Zudem begegneten Raisi und seine Hardliner den öffentlichen Protesten mit brutaler Gewalt. Sicherheitskräfte töteten mindestens 500 Demonstranten und nahmen mehr als 20.000 weitere fest. Manche wurden hingerichtet. Zudem gab es Berichte über weit verbreitete Vergewaltigungen und Folter durch die Behörden. Erst Mitte 2023 gelang es der Regierung, die Bewegung mit ihren brutalen Gewaltmethoden niederzuschlagen. Raisi und andere Hardliner führten daraufhin noch weitere Freiheits-Einschränkungen für Frauen ein.
Ebrahim Raisi sollte das Oberhaupt des Iran werden
Als Belohnung für Raisis erbarmungslose Orthodoxie im Sinne der iranischen Revolution wurde er sogar als Nachfolger des 85-jährigen Ali Chamenei gehandelt, Oberster Führer und politisches und religiöses Oberhaupt des mehrheitlich schiitischen Iran. Chamenei ist in diesem Sinne zudem auch eine Art „Revolutionsführer“ im Range eines „Ajatollah“, des höchsten religiösen Titels des zwölferschiitischen Islams sowie Oberbefehlshaber der iranischen Streitkräfte.
Doch der tragische Hubschrauberabsturz am 19. Mai 2024 beendete Raisis Karriere schlagartig. Er hinterlässt seine 1983 geheiratete Frau Jamileh Alamolhoda, eine Schriftstellerin und Wissenschaftlerin und zwei Töchter.
Während Oppositionelle im Exil und einige Menschen im Iran sowie in den Sozialen Medien symbolisch auf Raisis Grab „tanzten und feierten“ und die politischen Beileidsbekundungen aus dem Westen – wenn überhaupt – nur äußerst knapp ausfielen, reagierten Russland und China bestürzt. Der russische Präsident Wladimir Putin nannte Raisi „einen wahren Freund Russlands“, dessen Tod ein „unwiederbringlicher Verlust“ sei. Die chinesische Führung drückte Ähnliches aus.

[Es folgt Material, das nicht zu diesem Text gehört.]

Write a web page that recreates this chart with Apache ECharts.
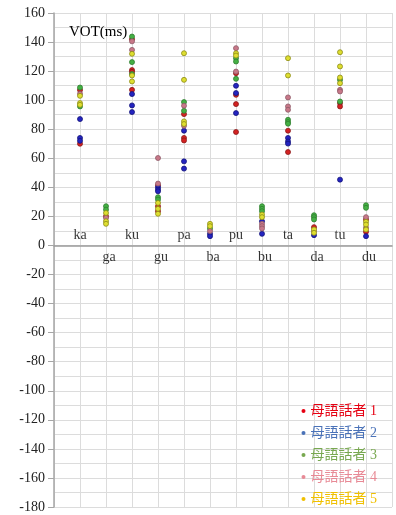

Indes übernahm Vizepräsident Mohammed Mochber geschäftsführend die Rolle des iranischen Staatspräsidenten. Somit ist er hinter dem Obersten Führer Ajatollah Ali Chamenei der zweitmächtigste Politiker des Landes. Zumindest bis zu den Neuwahlen, die innerhalb von fünfzig Tagen nach Raisis Tod abgehalten werden müssen.
Bis heute und wohl auch noch lange danach wird Ebrahim Raisi eine höchst umstrittene politische Figur im Iran bleiben, die nach wie vor das In- und Ausland polarisiert.